[Exercise prompt]
Output the data word for word, dropping every image.

[Recorded data]
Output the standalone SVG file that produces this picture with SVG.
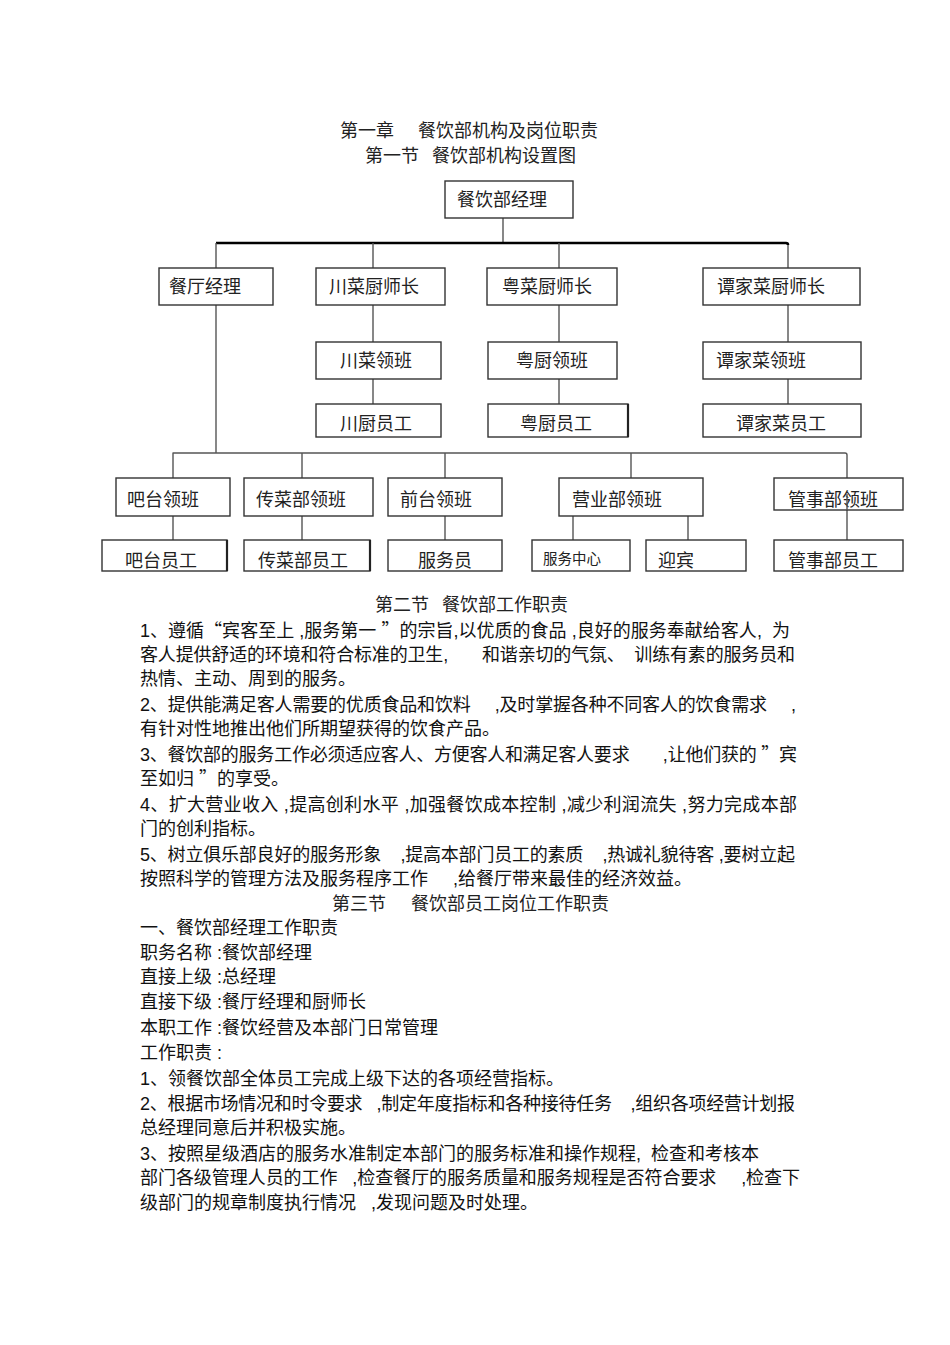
<svg xmlns="http://www.w3.org/2000/svg" width="950" height="1345" viewBox="0 0 950 1345" xml:space="preserve">
<style>
text{font-family:"Liberation Sans","Noto Sans CJK SC",sans-serif;font-size:18px;fill:#111;white-space:pre;}
.t{font-family:"Noto Sans CJK SC","Liberation Sans",sans-serif;fill:#222;}
.sm{font-size:14.5px;}
.q{font-family:"Noto Sans CJK SC",sans-serif;}
.box{fill:#fff;stroke:#333;stroke-width:1.4;}
.edge{stroke:#222;stroke-width:2.2;}
.ln{fill:none;stroke:#555;stroke-width:1.4;stroke-linejoin:round;}
.thick{fill:none;stroke:#000;stroke-width:2.6;stroke-linejoin:round;}
</style>
<rect width="950" height="1345" fill="#fff"/>
<g id="titles">
<text class="t" x="340" y="137">第一章</text><text class="t" x="418" y="137">餐饮部机构及岗位职责</text>
<text class="t" x="365" y="162">第一节</text><text class="t" x="432" y="162">餐饮部机构设置图</text>
</g>
<g id="connectors">
<path class="ln" d="M503 218V243"/>
<path class="thick" d="M216 243H786Q788 243 788 245"/>
<path class="ln" d="M216 243V268M373 243V268M559 243V268M788 245V268"/>
<path class="ln" d="M373 305V342M373 379V404M559 305V342M559 379V404M788 305V342M788 379V404"/>
<path class="ln" d="M216 305V453"/>
<path class="ln" d="M173 478V453H845Q847 453 847 455V478"/>
<path class="ln" d="M302 453V478M445 453V478M631 453V478"/>
<path class="ln" d="M173 516V540M302 516V540M445 516V540M573 516V540M688 516V540M847 510V540"/>
</g>
<g id="n-mgr"><rect class="box" x="445" y="181" width="128" height="37"/><text class="t" x="457" y="206">餐饮部经理</text></g>
<g id="n-ctjl"><rect class="box" x="159" y="268" width="114" height="37"/><text class="t" x="169" y="293">餐厅经理</text></g>
<g id="n-ccc"><rect class="box" x="316" y="268" width="129" height="37"/><text class="t" x="329" y="293">川菜厨师长</text></g>
<g id="n-ycc"><rect class="box" x="487" y="268" width="130" height="37"/><text class="t" x="502" y="293">粤菜厨师长</text></g>
<g id="n-tcc"><rect class="box" x="703" y="268" width="157" height="37"/><text class="t" x="717" y="293">谭家菜厨师长</text></g>
<g id="n-clb"><rect class="box" x="316" y="342" width="125" height="37"/><text class="t" x="340" y="367">川菜领班</text></g>
<g id="n-ylb"><rect class="box" x="488" y="342" width="129" height="37"/><text class="t" x="516" y="367">粤厨领班</text></g>
<g id="n-tlb"><rect class="box" x="703" y="342" width="158" height="37"/><text class="t" x="716" y="367">谭家菜领班</text></g>
<g id="n-cyg"><rect class="box" x="316" y="404" width="125" height="33"/><text class="t" x="340" y="430">川厨员工</text></g>
<g id="n-yyg"><rect class="box" x="488" y="404" width="140" height="33"/><line class="edge" x1="628" y1="404" x2="628" y2="437"/><text class="t" x="520" y="430">粤厨员工</text></g>
<g id="n-tyg"><rect class="box" x="703" y="404" width="158" height="33"/><text class="t" x="736" y="430">谭家菜员工</text></g>
<g id="n-btlb"><rect class="box" x="116" y="478" width="114" height="38"/><text class="t" x="127" y="506">吧台领班</text></g>
<g id="n-cclb"><rect class="box" x="244" y="478" width="129" height="38"/><text class="t" x="256" y="506">传菜部领班</text></g>
<g id="n-qtlb"><rect class="box" x="388" y="478" width="114" height="38"/><text class="t" x="400" y="506">前台领班</text></g>
<g id="n-yylb"><rect class="box" x="559" y="478" width="144" height="38"/><text class="t" x="572" y="506">营业部领班</text></g>
<g id="n-gslb"><rect class="box" x="774" y="478" width="129" height="32"/><text class="t" x="788" y="506">管事部领班</text><path class="ln" d="M847 494V510"/></g>
<g id="n-btyg"><rect class="box" x="102" y="540" width="125" height="31"/><line class="edge" x1="227" y1="540" x2="227" y2="571"/><text class="t" x="125" y="567">吧台员工</text></g>
<g id="n-ccyg"><rect class="box" x="244" y="540" width="126" height="31"/><line class="edge" x1="370" y1="540" x2="370" y2="571"/><text class="t" x="258" y="567">传菜部员工</text></g>
<g id="n-fwy"><rect class="box" x="388" y="540" width="114" height="31"/><text class="t" x="418" y="567">服务员</text></g>
<g id="n-fwzx"><rect class="box" x="532" y="540" width="98" height="31"/><text class="t sm" x="543" y="564">服务中心</text></g>
<g id="n-yb"><rect class="box" x="646" y="540" width="100" height="31"/><text class="t" x="658" y="567">迎宾</text></g>
<g id="n-gsyg"><rect class="box" x="774" y="540" width="129" height="31"/><text class="t" x="788" y="567">管事部员工</text></g>
<g id="body">
<text class="t" x="375" y="611">第二节</text><text class="t" x="442" y="611">餐饮部工作职责</text>
<text x="140" y="637" textLength="650" lengthAdjust="spacing">1、遵循<tspan class="q">“</tspan>宾客至上 ,服务第一 <tspan class="q">”</tspan>的宗旨,以优质的食品 ,良好的服务奉献给客人,  为</text>
<text x="140" y="661" textLength="655" lengthAdjust="spacing">客人提供舒适的环境和符合标准的卫生,       和谐亲切的气氛、  训练有素的服务员和</text>
<text x="140" y="685">热情、主动、周到的服务。</text>
<text x="140" y="711" textLength="656" lengthAdjust="spacing">2、提供能满足客人需要的优质食品和饮料     ,及时掌握各种不同客人的饮食需求     ,</text>
<text x="140" y="735">有针对性地推出他们所期望获得的饮食产品。</text>
<text x="140" y="761" textLength="657" lengthAdjust="spacing">3、餐饮部的服务工作必须适应客人、方便客人和满足客人要求       ,让他们获的 <tspan class="q">”</tspan>宾</text>
<text x="140" y="785">至如归 <tspan class="q">”</tspan>的享受。</text>
<text x="140" y="811" textLength="657" lengthAdjust="spacing">4、扩大营业收入 ,提高创利水平 ,加强餐饮成本控制 ,减少利润流失 ,努力完成本部</text>
<text x="140" y="835">门的创利指标。</text>
<text x="140" y="861" textLength="655" lengthAdjust="spacing">5、树立俱乐部良好的服务形象    ,提高本部门员工的素质    ,热诚礼貌待客 ,要树立起</text>
<text x="140" y="885">按照科学的管理方法及服务程序工作     ,给餐厅带来最佳的经济效益。</text>
<text class="t" x="332" y="910">第三节</text><text class="t" x="411" y="910">餐饮部员工岗位工作职责</text>
<text x="140" y="934">一、餐饮部经理工作职责</text>
<text x="140" y="959">职务名称 :餐饮部经理</text>
<text x="140" y="983">直接上级 :总经理</text>
<text x="140" y="1008">直接下级 :餐厅经理和厨师长</text>
<text x="140" y="1034">本职工作 :餐饮经营及本部门日常管理</text>
<text x="140" y="1059">工作职责 :</text>
<text x="140" y="1085">1、领餐饮部全体员工完成上级下达的各项经营指标。</text>
<text x="140" y="1110" textLength="655" lengthAdjust="spacing">2、根据市场情况和时令要求   ,制定年度指标和各种接待任务    ,组织各项经营计划报</text>
<text x="140" y="1134">总经理同意后并积极实施。</text>
<text x="140" y="1160">3、按照星级酒店的服务水准制定本部门的服务标准和操作规程,  检查和考核本</text>
<text x="140" y="1184" textLength="660" lengthAdjust="spacing">部门各级管理人员的工作   ,检查餐厅的服务质量和服务规程是否符合要求     ,检查下</text>
<text x="140" y="1209">级部门的规章制度执行情况   ,发现问题及时处理。</text>
</g>
</svg>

[Output of the task]
Output the standalone SVG file that produces this picture with SVG.
<svg xmlns="http://www.w3.org/2000/svg" width="950" height="1345" viewBox="0 0 950 1345" xml:space="preserve">
<style>
text{font-family:"Liberation Sans","Noto Sans CJK SC",sans-serif;font-size:18px;fill:#111;white-space:pre;}
.t{font-family:"Noto Sans CJK SC","Liberation Sans",sans-serif;fill:#222;}
.sm{font-size:14.5px;}
.q{font-family:"Noto Sans CJK SC",sans-serif;}
.box{fill:#fff;stroke:#333;stroke-width:1.4;}
.edge{stroke:#222;stroke-width:2.2;}
.ln{fill:none;stroke:#555;stroke-width:1.4;stroke-linejoin:round;}
.thick{fill:none;stroke:#000;stroke-width:2.6;stroke-linejoin:round;}
</style>
<rect width="950" height="1345" fill="#fff"/>
<g id="titles">
<text class="t" x="340" y="137">第一章</text><text class="t" x="418" y="137">餐饮部机构及岗位职责</text>
<text class="t" x="365" y="162">第一节</text><text class="t" x="432" y="162">餐饮部机构设置图</text>
</g>
<g id="connectors">
<path class="ln" d="M503 218V243"/>
<path class="thick" d="M216 243H786Q788 243 788 245"/>
<path class="ln" d="M216 243V268M373 243V268M559 243V268M788 245V268"/>
<path class="ln" d="M373 305V342M373 379V404M559 305V342M559 379V404M788 305V342M788 379V404"/>
<path class="ln" d="M216 305V453"/>
<path class="ln" d="M173 478V453H845Q847 453 847 455V478"/>
<path class="ln" d="M302 453V478M445 453V478M631 453V478"/>
<path class="ln" d="M173 516V540M302 516V540M445 516V540M573 516V540M688 516V540M847 510V540"/>
</g>
<g id="n-mgr"><rect class="box" x="445" y="181" width="128" height="37"/><text class="t" x="457" y="206">餐饮部经理</text></g>
<g id="n-ctjl"><rect class="box" x="159" y="268" width="114" height="37"/><text class="t" x="169" y="293">餐厅经理</text></g>
<g id="n-ccc"><rect class="box" x="316" y="268" width="129" height="37"/><text class="t" x="329" y="293">川菜厨师长</text></g>
<g id="n-ycc"><rect class="box" x="487" y="268" width="130" height="37"/><text class="t" x="502" y="293">粤菜厨师长</text></g>
<g id="n-tcc"><rect class="box" x="703" y="268" width="157" height="37"/><text class="t" x="717" y="293">谭家菜厨师长</text></g>
<g id="n-clb"><rect class="box" x="316" y="342" width="125" height="37"/><text class="t" x="340" y="367">川菜领班</text></g>
<g id="n-ylb"><rect class="box" x="488" y="342" width="129" height="37"/><text class="t" x="516" y="367">粤厨领班</text></g>
<g id="n-tlb"><rect class="box" x="703" y="342" width="158" height="37"/><text class="t" x="716" y="367">谭家菜领班</text></g>
<g id="n-cyg"><rect class="box" x="316" y="404" width="125" height="33"/><text class="t" x="340" y="430">川厨员工</text></g>
<g id="n-yyg"><rect class="box" x="488" y="404" width="140" height="33"/><line class="edge" x1="628" y1="404" x2="628" y2="437"/><text class="t" x="520" y="430">粤厨员工</text></g>
<g id="n-tyg"><rect class="box" x="703" y="404" width="158" height="33"/><text class="t" x="736" y="430">谭家菜员工</text></g>
<g id="n-btlb"><rect class="box" x="116" y="478" width="114" height="38"/><text class="t" x="127" y="506">吧台领班</text></g>
<g id="n-cclb"><rect class="box" x="244" y="478" width="129" height="38"/><text class="t" x="256" y="506">传菜部领班</text></g>
<g id="n-qtlb"><rect class="box" x="388" y="478" width="114" height="38"/><text class="t" x="400" y="506">前台领班</text></g>
<g id="n-yylb"><rect class="box" x="559" y="478" width="144" height="38"/><text class="t" x="572" y="506">营业部领班</text></g>
<g id="n-gslb"><rect class="box" x="774" y="478" width="129" height="32"/><text class="t" x="788" y="506">管事部领班</text><path class="ln" d="M847 494V510"/></g>
<g id="n-btyg"><rect class="box" x="102" y="540" width="125" height="31"/><line class="edge" x1="227" y1="540" x2="227" y2="571"/><text class="t" x="125" y="567">吧台员工</text></g>
<g id="n-ccyg"><rect class="box" x="244" y="540" width="126" height="31"/><line class="edge" x1="370" y1="540" x2="370" y2="571"/><text class="t" x="258" y="567">传菜部员工</text></g>
<g id="n-fwy"><rect class="box" x="388" y="540" width="114" height="31"/><text class="t" x="418" y="567">服务员</text></g>
<g id="n-fwzx"><rect class="box" x="532" y="540" width="98" height="31"/><text class="t sm" x="543" y="564">服务中心</text></g>
<g id="n-yb"><rect class="box" x="646" y="540" width="100" height="31"/><text class="t" x="658" y="567">迎宾</text></g>
<g id="n-gsyg"><rect class="box" x="774" y="540" width="129" height="31"/><text class="t" x="788" y="567">管事部员工</text></g>
<g id="body">
<text class="t" x="375" y="611">第二节</text><text class="t" x="442" y="611">餐饮部工作职责</text>
<text x="140" y="637" textLength="650" lengthAdjust="spacing">1、遵循<tspan class="q">“</tspan>宾客至上 ,服务第一 <tspan class="q">”</tspan>的宗旨,以优质的食品 ,良好的服务奉献给客人,  为</text>
<text x="140" y="661" textLength="655" lengthAdjust="spacing">客人提供舒适的环境和符合标准的卫生,       和谐亲切的气氛、  训练有素的服务员和</text>
<text x="140" y="685">热情、主动、周到的服务。</text>
<text x="140" y="711" textLength="656" lengthAdjust="spacing">2、提供能满足客人需要的优质食品和饮料     ,及时掌握各种不同客人的饮食需求     ,</text>
<text x="140" y="735">有针对性地推出他们所期望获得的饮食产品。</text>
<text x="140" y="761" textLength="657" lengthAdjust="spacing">3、餐饮部的服务工作必须适应客人、方便客人和满足客人要求       ,让他们获的 <tspan class="q">”</tspan>宾</text>
<text x="140" y="785">至如归 <tspan class="q">”</tspan>的享受。</text>
<text x="140" y="811" textLength="657" lengthAdjust="spacing">4、扩大营业收入 ,提高创利水平 ,加强餐饮成本控制 ,减少利润流失 ,努力完成本部</text>
<text x="140" y="835">门的创利指标。</text>
<text x="140" y="861" textLength="655" lengthAdjust="spacing">5、树立俱乐部良好的服务形象    ,提高本部门员工的素质    ,热诚礼貌待客 ,要树立起</text>
<text x="140" y="885">按照科学的管理方法及服务程序工作     ,给餐厅带来最佳的经济效益。</text>
<text class="t" x="332" y="910">第三节</text><text class="t" x="411" y="910">餐饮部员工岗位工作职责</text>
<text x="140" y="934">一、餐饮部经理工作职责</text>
<text x="140" y="959">职务名称 :餐饮部经理</text>
<text x="140" y="983">直接上级 :总经理</text>
<text x="140" y="1008">直接下级 :餐厅经理和厨师长</text>
<text x="140" y="1034">本职工作 :餐饮经营及本部门日常管理</text>
<text x="140" y="1059">工作职责 :</text>
<text x="140" y="1085">1、领餐饮部全体员工完成上级下达的各项经营指标。</text>
<text x="140" y="1110" textLength="655" lengthAdjust="spacing">2、根据市场情况和时令要求   ,制定年度指标和各种接待任务    ,组织各项经营计划报</text>
<text x="140" y="1134">总经理同意后并积极实施。</text>
<text x="140" y="1160">3、按照星级酒店的服务水准制定本部门的服务标准和操作规程,  检查和考核本</text>
<text x="140" y="1184" textLength="660" lengthAdjust="spacing">部门各级管理人员的工作   ,检查餐厅的服务质量和服务规程是否符合要求     ,检查下</text>
<text x="140" y="1209">级部门的规章制度执行情况   ,发现问题及时处理。</text>
</g>
</svg>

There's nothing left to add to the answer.